I also read a short philosophical essay called Thoughts on the Interrpretation of Nature, mostly demonstrating the value of observation and experimental reasoning. It was apparently included to show off Diderot as a well-rounded "Enlightenment Man" with an interest in science, or perhaps to shame the mid-18th Century by reminding us that we still needed to argue that experimental research was even an good idea worth allowing people to practice, much less the basis of most or all knowledge. I remember in 2004 Teresa Heinz Kerry made a speech in my area that depressed the living shit out of me by anxiously urging people to give science and learning a chance and demonstrating ways in which being smart might benefit one's life. I walked away disgusted at the need for such a speech; a whole lot of people probably felt condescended to, and the ones who needed to hear the speech shook with rage and longed for the days when smart women could be burned as witches.
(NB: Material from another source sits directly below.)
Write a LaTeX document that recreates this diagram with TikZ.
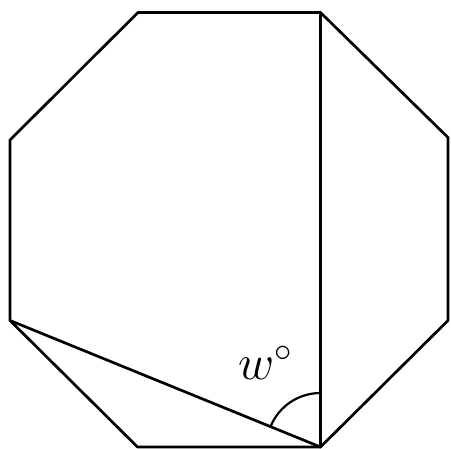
\documentclass[tikz,border=0pt]{standalone}
\begin{document}
\begin{tikzpicture}[x=0.5pt,y=-0.5pt,
  edge/.style={line width=1.35pt,line join=round,line cap=round},
  lbl/.style={inner sep=0pt,font=\fontsize{24}{28}\selectfont}]
\useasboundingbox (0,0) rectangle (451,449);
\coordinate (A) at (138,12.5);
\coordinate (B) at (320.5,12.5);
\coordinate (C) at (448,137.5);
\coordinate (D) at (448,320.5);
\coordinate (E) at (320.5,447);
\coordinate (F) at (137.5,447);
\coordinate (G) at (10,320.5);
\coordinate (H) at (10,140);
\coordinate (Ar) at (320.5,393);
\draw[edge] (A) -- (B) -- (C) -- (D) -- (E) -- (F) -- (G) -- (H) -- cycle;
\draw[edge] (B) -- (E);
\draw[edge] (G) -- (E);
\draw[line width=1.1pt] (Ar) arc[start angle=90,end angle=157.8,radius=27pt];
\node[lbl] (w) at (266,363) {$w^\circ$};
\end{tikzpicture}
\end{document}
Considering that her husband's opponent was maybe the most stupid and proud of it President my country has ever had so far, and that he was declared the winner of that election and allowed to continue tampering with the Federal government, I guess we still do need Diderot's essay, even now.
The 18th Century Murders: Man's Illegal Life; Man's Storm, by Keith Heller; Drums of Autumn, by Diana Gabaldon
In the first half of the eighteenth century, London was probably the most dangerous city on earth. Gangs of thieves and beggars, prostitutes and bullies, lunatics and murderers made a battleground of the streets for nobleman and commoner alike. Of London, Samuel Johnson wrote: "Prepare for death, if here at night you roam, and sign your will before you sup from home." Corruption and negligence were the order of the day, and the legal system was more notorious for its brutality than for its effectiveness. In the midst of this chaos, one astounding fact stands clear: there were no police.
--from Man's Illegal Life
The citizens of Westminster could not sleep. They walked their floors fully dressed, stopping every few minutes to listen with straining ears. It was the chimneys that frightened them most. They feared lying in bed, deep asleep, and then waking at the last instant to see a sudden shower of bricks come crashing through the splintering ceiling directly at their faces. Some had already dreamt it. they had started up to find shattered stones mixed with dust and paint descending like a pall over their eyes, the awful massive weight flattening the chest and crushing the breath, the fall bearing them downward through bed and floor into the downstairs room and into a circle of shocked faces, and still further down into the quiet stone foundation itself. Then they had woken a second time to a darkened room and a moaning house, their bodies clammy with sweat, the limbs twitching helplessly, to lie awake uncertain which was the nightmare and which was the night.
--from Man's Storm
The incisors and canine on the good side were scarcely worn at all. I turned the skull over, to judge the abrasion on the molars, and stopped cold.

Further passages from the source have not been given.